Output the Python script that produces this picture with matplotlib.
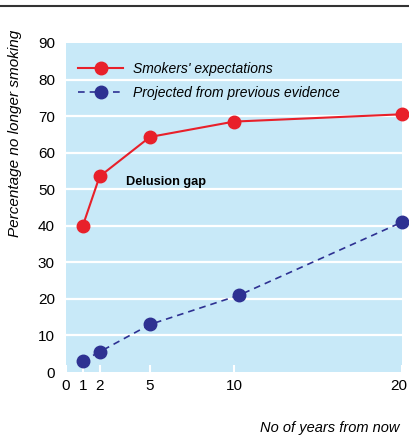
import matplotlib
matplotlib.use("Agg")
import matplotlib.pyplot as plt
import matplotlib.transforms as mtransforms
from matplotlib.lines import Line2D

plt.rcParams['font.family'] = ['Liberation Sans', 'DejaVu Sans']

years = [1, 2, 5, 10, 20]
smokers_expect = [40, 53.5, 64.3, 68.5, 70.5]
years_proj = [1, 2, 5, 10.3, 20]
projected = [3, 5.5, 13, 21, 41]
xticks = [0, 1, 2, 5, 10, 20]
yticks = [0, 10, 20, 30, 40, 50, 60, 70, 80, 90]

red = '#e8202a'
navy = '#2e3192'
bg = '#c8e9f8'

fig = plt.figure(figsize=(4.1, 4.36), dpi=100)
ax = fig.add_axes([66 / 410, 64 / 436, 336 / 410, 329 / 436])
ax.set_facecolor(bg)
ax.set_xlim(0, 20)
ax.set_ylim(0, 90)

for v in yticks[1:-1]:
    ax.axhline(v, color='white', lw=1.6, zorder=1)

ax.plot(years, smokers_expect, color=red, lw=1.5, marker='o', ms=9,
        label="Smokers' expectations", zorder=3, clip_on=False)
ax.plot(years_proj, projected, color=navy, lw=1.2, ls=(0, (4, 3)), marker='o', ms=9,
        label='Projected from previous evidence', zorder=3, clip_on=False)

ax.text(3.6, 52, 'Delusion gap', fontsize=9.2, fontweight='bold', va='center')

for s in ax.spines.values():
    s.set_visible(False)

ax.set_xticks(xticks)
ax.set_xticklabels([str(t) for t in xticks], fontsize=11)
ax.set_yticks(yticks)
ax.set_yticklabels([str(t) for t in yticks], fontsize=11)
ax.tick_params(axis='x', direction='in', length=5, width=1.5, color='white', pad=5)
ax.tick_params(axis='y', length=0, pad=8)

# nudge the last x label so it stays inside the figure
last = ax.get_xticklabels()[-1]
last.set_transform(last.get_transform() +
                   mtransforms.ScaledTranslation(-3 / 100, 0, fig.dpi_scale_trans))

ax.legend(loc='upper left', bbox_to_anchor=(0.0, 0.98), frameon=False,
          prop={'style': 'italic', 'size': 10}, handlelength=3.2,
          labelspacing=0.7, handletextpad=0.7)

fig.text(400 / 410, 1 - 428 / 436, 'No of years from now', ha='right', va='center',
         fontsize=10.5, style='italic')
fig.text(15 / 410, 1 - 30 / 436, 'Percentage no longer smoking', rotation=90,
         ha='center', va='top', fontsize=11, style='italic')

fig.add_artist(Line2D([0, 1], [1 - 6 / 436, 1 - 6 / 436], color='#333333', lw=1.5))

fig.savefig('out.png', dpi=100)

+---+

Work instructions: Write out exactly the lines between the start of the data and the line with "s.set_visible(False)", including both, but none of the pictures.

Solution to this task:
Output the Python script that produces this picture with matplotlib.
import matplotlib
matplotlib.use("Agg")
import matplotlib.pyplot as plt
import matplotlib.transforms as mtransforms
from matplotlib.lines import Line2D

plt.rcParams['font.family'] = ['Liberation Sans', 'DejaVu Sans']

years = [1, 2, 5, 10, 20]
smokers_expect = [40, 53.5, 64.3, 68.5, 70.5]
years_proj = [1, 2, 5, 10.3, 20]
projected = [3, 5.5, 13, 21, 41]
xticks = [0, 1, 2, 5, 10, 20]
yticks = [0, 10, 20, 30, 40, 50, 60, 70, 80, 90]

red = '#e8202a'
navy = '#2e3192'
bg = '#c8e9f8'

fig = plt.figure(figsize=(4.1, 4.36), dpi=100)
ax = fig.add_axes([66 / 410, 64 / 436, 336 / 410, 329 / 436])
ax.set_facecolor(bg)
ax.set_xlim(0, 20)
ax.set_ylim(0, 90)

for v in yticks[1:-1]:
    ax.axhline(v, color='white', lw=1.6, zorder=1)

ax.plot(years, smokers_expect, color=red, lw=1.5, marker='o', ms=9,
        label="Smokers' expectations", zorder=3, clip_on=False)
ax.plot(years_proj, projected, color=navy, lw=1.2, ls=(0, (4, 3)), marker='o', ms=9,
        label='Projected from previous evidence', zorder=3, clip_on=False)

ax.text(3.6, 52, 'Delusion gap', fontsize=9.2, fontweight='bold', va='center')

for s in ax.spines.values():
    s.set_visible(False)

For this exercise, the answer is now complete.